Beatty and Penn both say the only actress to receive a firm offer from them before Dunaway was Tuesday Weld—and she turned them down. Beatty had worked with Weld years earlier on
Dobie Gillis
when she was still a teenager; she was now a twenty-three-year-old new mother whose almost doll-like beauty and unconcealable streaks of wildness and neurosis might have made her a fascinating Bonnie. But she was nursing, overwhelmed by parenthood, and didn't want to travel to Texas for the shoot. And, says Penn, “she didn't like the script.”
36
(“I refused to do
Bonnie and Clyde
,” she fretted later, “because down deep I knew it was going to be a huge success.”)

By the time Dunaway's name came up, Beatty and Penn were out of options, and the excited ingenue who had been signed to two multipicture contracts just six months earlier had already had a bruising introduction to the realities of Hollywood moviemaking. Dunaway's debut in
The Happening
had been reasonably smooth, if somewhat rushed, but when she went from that into Otto Preminger's southern melodrama,
Hurry Sundown
, in which she had a supporting role as the wife of a dirt farmer, the shoot turned into an ordeal that left the actress badly shaken.

Preminger had assembled an impressive young cast, including Michael Caine, Jane Fonda, Robert Hooks, and Diahann Carroll, for the Louisiana shoot, “right in the heart of Ku Klux Klan territory,” Dunaway wrote. For Fonda, the besieged production represented a step in her political awakening: “I was still using the term
Negro
while the African-Americans in the cast were calling themselves black,” she wrote. “I listened to conversations between Robert Hooks, Beah Richards and others…about a burgeoning ‘black nationalism'…a growing sense that blacks had only themselves to depend on.”
37
But for Dunaway, the shoot tapped into her innate competiveness: “Jane was the May Queen in this film. She was the bigger star, and Otto wanted her to be the main star of this movie,” she wrote.
38
And Dunaway learned the hard way that Preminger's reputation as a monster with actors was well earned. He was “autocratic and dictatorial,” she wrote. “It is difficult to understand the depth of the rage until the full force of it is turned directly on you.” When Preminger exploded at her one day “like a mad dog,” Dunaway kept her cool, finished her work on the movie, went back to New York, and told her lawyer to do whatever he had to do to get her out of the remainder of her multifilm contract. “It cost me a lot of money,” she wrote, “not to work for Otto again.”
39

It's not clear how Dunaway came to the attention of Beatty and Penn. Some people have said that publicist John Springer, a confidant of Beatty's, first suggested her.
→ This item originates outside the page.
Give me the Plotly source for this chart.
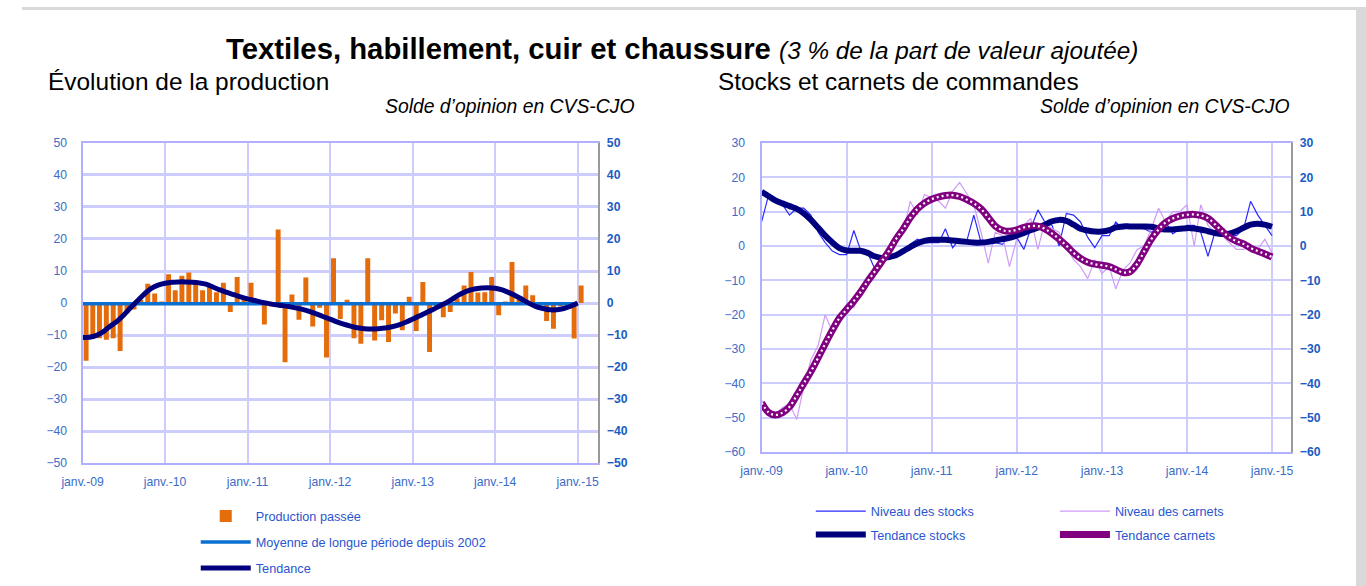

Theadora Van Runkle remembers sitting in a meeting where Beatty “scooted this catalog of actresses across the table and I opened it to Faye's picture and saw her and said, ‘There's the girl you should cast!' She was perfect for the spirit of the thirties and the spirit of the sixties.”
40
In her autobiography, Dunaway writes that it was Penn who got in touch with Creative Management Associates' David Begelman and asked to meet her, although earlier, when she had wanted to audition for Fonda's role in
The Chase
, she couldn't get past Penn's casting director, who said she “didn't have the face for movies.”
41

Neither of Dunaway's first two films was scheduled to open for several months, so Beatty and Penn asked Columbia if they could look at footage of Dunaway in
The Happening
, and they liked what they saw enough to fly her to Los Angeles. But the woman who walked into Beatty's suite at the Beverly Wilshire Hotel bore little resemblance to the blond, gaunt Bonnie Parker of
Bonnie and Clyde
. Dunaway had gained weight during the making of
Hurry Sundown;
her appearance in the film, in which she gave a vivid, impassioned performance, was womanly, full-hipped, appropriately unglamorous. That evening, Dunaway shuttled between Beatty's penthouse and Penn's room several floors below; each man claims to have convinced the other to hire her. “I had a long meeting with her, and I was impressed by her energy and intelligence,” says Beatty. “And I also felt her toughness, which I thought was dramatic and funny.” Knowing how many times Penn had watched him blow hot and cold about an actress, Beatty called him and said, “‘I've gotta introduce you to an actress who I
don't
think I want in the movie, but you should meet her because you'll really like her.' An hour later, he calls me and says, ‘I met Faye Dunaway. I think I want her in the movie.'”
42

Penn's account is slightly different. “It got a little testy between Warren and me, because I had seen Dunaway in
After the Fall
in New York. Warren had a sense about her, that she was difficult, I think that was part of it. I don't know what it was, but it made him keep her at a distance. But she was clearly beautiful and a damn good actress. And Benton and Newman were there, we were all up in Warren's suite, and it got to the push-comes-to-shove point, and the three of us wanted Dunaway. And at that point Warren said all right.”
43

As Dunaway was coming on to
Bonnie and Clyde
, Benton and Newman were stepping away from the film. The project they had begun three years earlier had launched their careers; they now had a musical,
It's a Bird…It's a Plane…It's Superman
, on Broadway and a suspense drama in the works for Universal. For weeks, they had been traveling to Stockbridge, rewriting the script for Penn, and they had reached a dead end. “Benton and Newman, by then, were just exhausted,” says Penn.